I suppose it marks me as some sort of paleo-holdout that I assiduously avoid all online social networking sites. I have never held an account with or visited Facebook or MySpace — I conflate these into MyFace — or followed anyone on Twitter. I have no idea what it means in the modern sense to write on one’s wall; I only know that the last incident in history of writing on one’s wall, recorded at Daniel 5, presaged the end of the Babylonian empire and the end of Semitic influence in Mesopotamia in 538 BC. I see no reason to follow anyone’s tweets or any other non-human phonic emissions. If I want to catch up on my friends’ lives, I call them on the phone or write to them: by most contemporary reckoning, an archaic process.

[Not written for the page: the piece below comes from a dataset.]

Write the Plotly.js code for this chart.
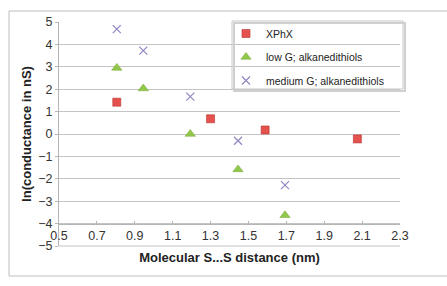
<!DOCTYPE html>
<html><head><meta charset="utf-8">
<script src="https://cdn.plot.ly/plotly-3.0.1.min.js"></script>
<style>html,body{margin:0;padding:0;background:#fff}#c{width:447px;height:286px}</style>
</head><body><div id="c"></div>
<script>
const xphxX = [0.805, 1.30, 1.588, 2.075];
const xphxY = [1.42, 0.68, 0.18, -0.22];
const lowX = [0.805, 0.945, 1.193, 1.445, 1.693];
const lowY = [2.95, 2.03, 0.0, -1.58, -3.63];
const medX = [0.805, 0.945, 1.193, 1.445, 1.693];
const medY = [4.68, 3.72, 1.67, -0.30, -2.28];
const names = ['XPhX', 'low G; alkanedithiols', 'medium G; alkanedithiols'];

const F = 'Liberation Sans, Arial, sans-serif';
const traces = [
  {x: xphxX, y: xphxY, name: names[0], type: 'scatter', mode: 'markers', legendgroup: 'a',
   marker: {symbol: 'square', size: 8, color: '#e5514d', line: {color: '#b8322f', width: 0.6}}},
  {x: lowX, y: lowY, name: names[1], type: 'scatter', mode: 'markers', legendgroup: 'b',
   marker: {symbol: 'triangle-up', size: 9, color: '#92c84a', line: {color: '#74a536', width: 0.5}}},
  {x: medX, y: medY, name: names[2], type: 'scatter', mode: 'markers', legendgroup: 'c',
   marker: {symbol: 'x-thin-open', size: 8, color: '#8f86c2', line: {color: '#8f86c2', width: 1.2}}}
];
const px = v => (v - 59) / 341;
const py = v => (246 - v) / 224;
const layout = {
  width: 447, height: 286,
  margin: {l: 59, r: 47, t: 22, b: 40},
  paper_bgcolor: '#fff', plot_bgcolor: 'rgba(0,0,0,0)',
  showlegend: true,
  legend: {x: px(226), y: py(19), xanchor: 'left', yanchor: 'top', bgcolor: 'rgba(0,0,0,0)',
           borderwidth: 0, tracegroupgap: 4.5, font: {family: F, size: 10.5, color: '#222'}},
  xaxis: {range: [0.5, 2.3], dtick: 0.2, tick0: 0.5, tickformat: '.1f', anchor: 'free', position: 0.1,
          showgrid: false, zeroline: false, showline: true, linecolor: '#b5b5b5', linewidth: 1,
          ticks: 'inside', ticklen: 3, tickcolor: '#b5b5b5',
          tickfont: {family: F, size: 12.5, color: '#333'},
          title: {text: '<b>Molecular S...S distance (nm)</b>', font: {family: F, size: 13, color: '#222'}, standoff: 11}},
  yaxis: {range: [-5, 5], dtick: 1, showgrid: true, gridcolor: '#c4c4c4', gridwidth: 1,
          zeroline: false, showline: true, linecolor: '#b5b5b5', linewidth: 1,
          ticks: 'outside', ticklen: 3, tickcolor: '#b5b5b5',
          tickfont: {family: F, size: 12.5, color: '#333'},
          title: {text: '<b>ln(conductance in nS)</b>', font: {family: F, size: 13, color: '#222'}, standoff: 3}},
  shapes: [
    {type: 'rect', xref: 'paper', yref: 'paper', x0: px(9), x1: px(460), y0: py(276), y1: py(11),
     line: {color: '#bdbdbd', width: 1}, layer: 'below'},
    {type: 'line', xref: 'paper', yref: 'paper', x0: 0, x1: 1, y0: 0, y1: 0,
     line: {color: '#c4c4c4', width: 1}, layer: 'below'},
    {type: 'rect', xref: 'paper', yref: 'paper', x0: px(234), x1: px(405), y0: py(91), y1: py(23),
     line: {color: '#d0d0d0', width: 2}, layer: 'above'},
    {type: 'rect', xref: 'paper', yref: 'paper', x0: px(232), x1: px(403), y0: py(89), y1: py(21),
     fillcolor: 'rgba(0,0,0,0)', line: {color: '#c8c8c8', width: 1}, layer: 'above'}
  ]
};
Plotly.newPlot('c', traces, layout, {displayModeBar: false, staticPlot: true});
</script></body></html>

A marvelous new life just entered our church congregation, and the excited dad kept their loved ones informed via Facebook. I think this is a good application of Facebook, but not enough for me to get an account so I could see the pictures. But the dear dad very kindly e-mailed pictures to me, proving the utility of ancient institutions. I have some apprehension that I may not be able to see much of my own grandchild without Facebook, but I suspect my daughter will humor her anachronistic mom, and e-mail me pictures. I’m unable to receive pictures in my phone because I don’t have a camera phone and I have severed texting from my phone plan: more archaisms, I suppose.
It’s not that I resist new technology. It’s that I resist incorporation into some sort of Borg, a network insidiously designed to dissolve privacy and individuality, and to equalize idiocy and literacy. Harsh words? I admit to strong feelings about this.

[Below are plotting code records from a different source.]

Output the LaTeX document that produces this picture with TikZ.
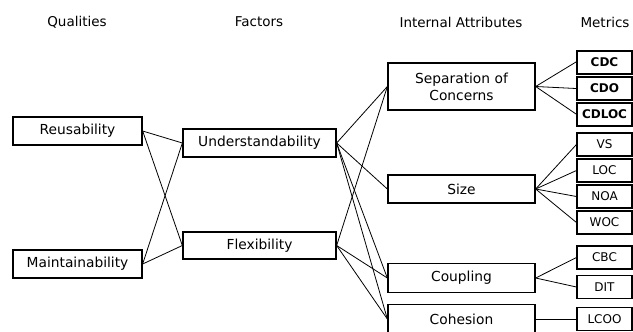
\documentclass[tikz,border=0pt]{standalone}
\usepackage{fontspec}
\setmainfont{DejaVu Sans}
\begin{document}
\begin{tikzpicture}[x=1bp,y=-1bp,
  hdr/.style={font=\fontsize{13.5bp}{16.5bp}\selectfont},
  qbox/.style={draw,line width=1.3bp,inner sep=0pt,minimum width=129bp,minimum height=28bp,font=\fontsize{13.8bp}{16.8bp}\selectfont},
  fbox/.style={qbox,minimum width=153bp},
  abox/.style={qbox,minimum width=147bp,align=center},
  mbox/.style={draw,line width=1.1bp,inner sep=0pt,minimum width=55bp,minimum height=23bp,font=\fontsize{12bp}{14bp}\selectfont},
  mbold/.style={mbox,line width=2bp,font=\fontsize{12bp}{14bp}\selectfont\bfseries},
  conn/.style={line width=0.8bp}]
\useasboundingbox (0,0) rectangle (633,331);
% headers
\node[hdr] (hq) at (77,22) {Qualities};
\node[hdr] (hf) at (259,22) {Factors};
\node[hdr] (ha) at (461,22) {Internal Attributes};
\node[hdr] (hm) at (605,22) {Metrics};
% qualities
\node[qbox] (reus) at (77.5,131) {Reusability};
\node[qbox] (maint) at (77.5,264) {Maintainability};
% factors
\node[fbox] (under) at (259.5,143) {Understandability};
\node[fbox,minimum height=27bp] (flex) at (259.5,245.5) {Flexibility};
% attributes
\node[abox,minimum height=47bp] (sep) at (461.5,86.5) {Separation of\\Concerns};
\node[abox] (size) at (461.5,189) {Size};
\node[abox,minimum height=29bp] (coup) at (461.5,278) {Coupling};
\node[abox,minimum height=29bp] (coh) at (461.5,319) {Cohesion};
% metrics
\node[mbold] (cdc) at (604.5,62) {CDC};
\node[mbold] (cdo) at (604.5,88.5) {CDO};
\node[mbold] (cdloc) at (604.5,114) {CDLOC};
\node[mbox] (vs) at (604.5,144.5) {VS};
\node[mbox] (loc) at (604.5,170.5) {LOC};
\node[mbox] (noa) at (604.5,196.5) {NOA};
\node[mbox] (woc) at (604.5,222.5) {WOC};
\node[mbox] (cbc) at (604.5,257.5) {CBC};
\node[mbox] (dit) at (604.5,287) {DIT};
\node[mbox] (lcoo) at (604.5,319) {LCOO};
% connectors
\draw[conn] (reus.east) -- (under.west);
\draw[conn] (reus.east) -- (flex.west);
\draw[conn] (maint.east) -- (under.west);
\draw[conn] (maint.east) -- (flex.west);
\draw[conn] (under.east) -- (sep.west);
\draw[conn] (under.east) -- (size.west);
\draw[conn] (under.east) -- (coup.west);
\draw[conn] (under.east) -- (coh.west);
\draw[conn] (flex.east) -- (sep.west);
\draw[conn] (flex.east) -- (coup.west);
\draw[conn] (flex.east) -- (coh.west);
\draw[conn] (sep.east) -- (cdc.west);
\draw[conn] (sep.east) -- (cdo.west);
\draw[conn] (sep.east) -- (cdloc.west);
\draw[conn] (size.east) -- (vs.west);
\draw[conn] (size.east) -- (loc.west);
\draw[conn] (size.east) -- (noa.west);
\draw[conn] (size.east) -- (woc.west);
\draw[conn] (coup.east) -- (cbc.west);
\draw[conn] (coup.east) -- (dit.west);
\draw[conn] (coh.east) -- (lcoo.west);
\end{tikzpicture}
\end{document}
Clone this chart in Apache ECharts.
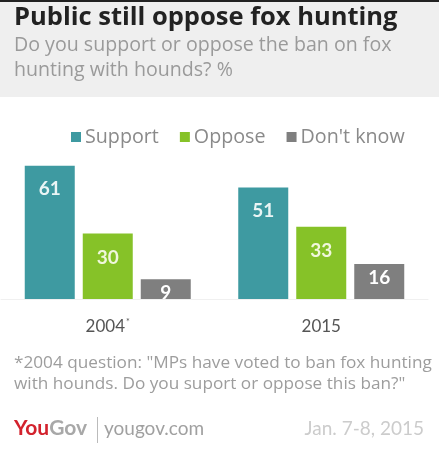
<!DOCTYPE html>
<html><head><meta charset="utf-8">
<script src="https://cdn.jsdelivr.net/npm/echarts@6/dist/echarts.min.js"></script>
<style>html,body{margin:0;padding:0;background:#fff}#c{width:439px;height:455px}</style>
</head><body><div id="c"></div>
<script>
const categories = ['2004', '2015'];
const supportValues = [61, 51];
const opposeValues = [30, 33];
const dontKnowValues = [9, 16];
const seriesNames = ['Support', 'Oppose', "Don't know"];

const FONT = 'Lato';
const SANS = '"Open Sans"';
const chart = echarts.init(document.getElementById('c'), null, {renderer: 'canvas'});

function labelCfg(color, dist) {
  return {show: true, position: 'insideTop', distance: dist, color: color,
    fontFamily: FONT, fontWeight: 'bold', fontSize: 19};
}

chart.setOption({
  animation: false,
  backgroundColor: '#ffffff',
  graphic: [
    {type: 'rect', left: 0, top: 0, shape: {width: 439, height: 2}, style: {fill: '#222'}},
    {type: 'rect', left: 0, top: 2, shape: {width: 439, height: 95}, style: {fill: '#efefef'}},
    {type: 'text', left: 14, top: 5, style: {text: 'Public still oppose fox hunting', fill: '#222',
      font: 'bold 25.5px ' + SANS}},
    {type: 'text', left: 14, top: 33, style: {text: 'Do you support or oppose the ban on fox\nhunting with hounds? %',
      fill: '#9a9a9a', font: '19.6px ' + SANS, lineHeight: 25}},
    {type: 'text', left: 14, top: 353, style: {text: '*2004 question: "MPs have voted to ban fox hunting\nwith hounds. Do you suport or oppose this ban?"',
      fill: '#9d9d9d', font: '17.2px ' + SANS, lineHeight: 21}},
    {type: 'text', left: 14, top: 418, style: {
      text: '{r|You}{g|Gov}',
      rich: {r: {fill: '#d3222d', font: 'bold 21px ' + FONT}, g: {fill: '#a8a8a8', font: 'bold 21px ' + FONT}}}},
    {type: 'rect', left: 97, top: 417, shape: {width: 1, height: 26}, style: {fill: '#bbb'}},
    {type: 'text', left: 104, top: 419, style: {text: 'yougov.com', fill: '#a0a0a0', font: '19px ' + FONT}},
    {type: 'text', right: 15, top: 419, style: {text: 'Jan. 7-8, 2015', fill: '#cccccc', font: '19px ' + FONT}}
  ],
  legend: {
    data: seriesNames, left: 66, top: 122, icon: 'rect', itemWidth: 10, itemHeight: 10, itemGap: 21,
    textStyle: {color: '#8a8a8a', fontFamily: 'Open Sans', fontSize: 19.7, padding: [0, 0, 0, -1]}
  },
  grid: {left: 1, right: 11, top: 146, bottom: 156, containLabel: false},
  xAxis: {
    type: 'category', data: categories,
    axisLine: {show: true, lineStyle: {color: '#f0f0f0', width: 1}},
    axisTick: {show: false},
    axisLabel: {margin: 19, color: '#555', fontFamily: FONT, fontSize: 17,
      formatter: function (v) { return v === '2004' ? '{a|2004}{s|*}' : '{a|' + v + '}'; },
      rich: {a: {color: '#555', fontFamily: FONT, fontSize: 17},
             s: {color: '#555', fontFamily: FONT, fontSize: 9, verticalAlign: 'top', padding: [0, 0, 8, 1]}}}
  },
  yAxis: {type: 'value', min: 0, max: 70, show: false, splitLine: {show: false}},
  series: [
    {name: seriesNames[0], type: 'bar', data: supportValues, barWidth: 50, barGap: '16%',
      itemStyle: {color: '#3e9aa1'}, label: labelCfg('#eaf5f5', 14)},
    {name: seriesNames[1], type: 'bar', data: opposeValues, barWidth: 50, barGap: '16%',
      itemStyle: {color: '#86c228'}, label: labelCfg('#f0f7dc', 15)},
    {name: seriesNames[2], type: 'bar', data: dontKnowValues, barWidth: 50, barGap: '16%',
      itemStyle: {color: '#7f7f7f'}, label: labelCfg('#ffffff', 4)}
  ]
});
</script></body></html>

A Marine general visited my high school once, and he said the world didn’t need any more leaders, it needed more followers. He struck me as kind of an idiot. And social networking sites that thrive on accumulating followers strike me the same way. I am incredulous that the President of the United States has the time, between vacations, to tweet his profound comings and goings to a couple hundred thousand followers, while the rest of the country just wishes somebody would show up and lead.
The people with whom I most enjoy communicating still capitalize their first-person singular pronoun, still spell their second-person pronoun with three letters, and still spell at all. They take beautiful, creative photos, often with cameras that don’t come with phones. And they convey meaningful abstractions, use beautiful language, deploy symbolism, and relate factual information in a way that is a joy to read. From what I’ve picked up in the buzz, I don’t have the sense that avoiding the MyFace scene is causing me to miss much.